Version 3 I decided to change drastically and made it multithreaded. It is much, much, much faster. It works like this, there’s an input Queue, and an already checked Queue. There are 4 threads waiting for input on the input Queue, when they get it, they scrape the links, check to see if any of them are in the checked Queue, put what’s been filtered on the input Queue, and put what it just checked on the checked Queue. It seems more complicated than it is. Also the code is more complicated than it needs to be.

Anyway, version 3 works well for me when I need to test a site. It’s saved me so much time in going through and checking for broken URLs. There are a few clients with the number of pages on their site in the 300′s.

But, I recently found out about gevent, and since I have some free time at work, I wanted to play with it a little bit. If you don’t know, gevent is a package that works with the greenlet package on top of libevent. I’m always interested in concurrent programming, and new technologies involved in it. This is why I had installed Stackless at one time.

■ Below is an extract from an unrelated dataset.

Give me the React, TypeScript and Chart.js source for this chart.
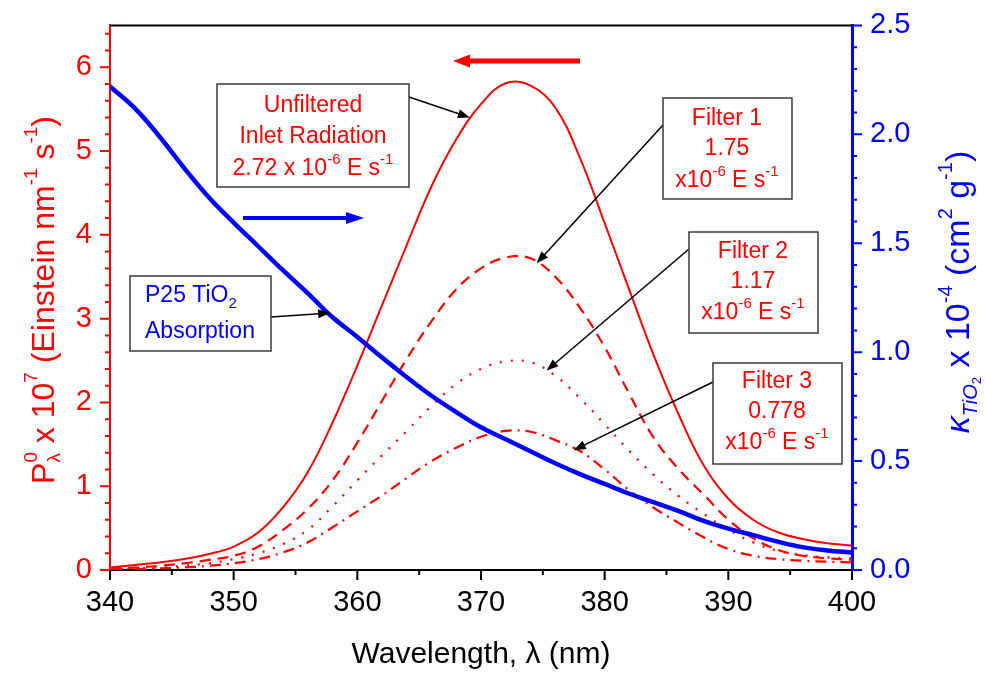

So now there’s a version 4 of the SiteCrawler script, using — you guessed it — gevent. I haven’t ironed out all of the kinks yet. I was testing a non-pooled version of the script and it basically crawled through 200 links in a matter of seconds — hopefully none of the server admins look at the logs and see 100 simultaneous connections at 3:30 PM today. I did change how the crawl is done quite a bit too. So I’m going to stop there and probably have more tomorrow or in the next few days.

Good stuff!

[p → ∞]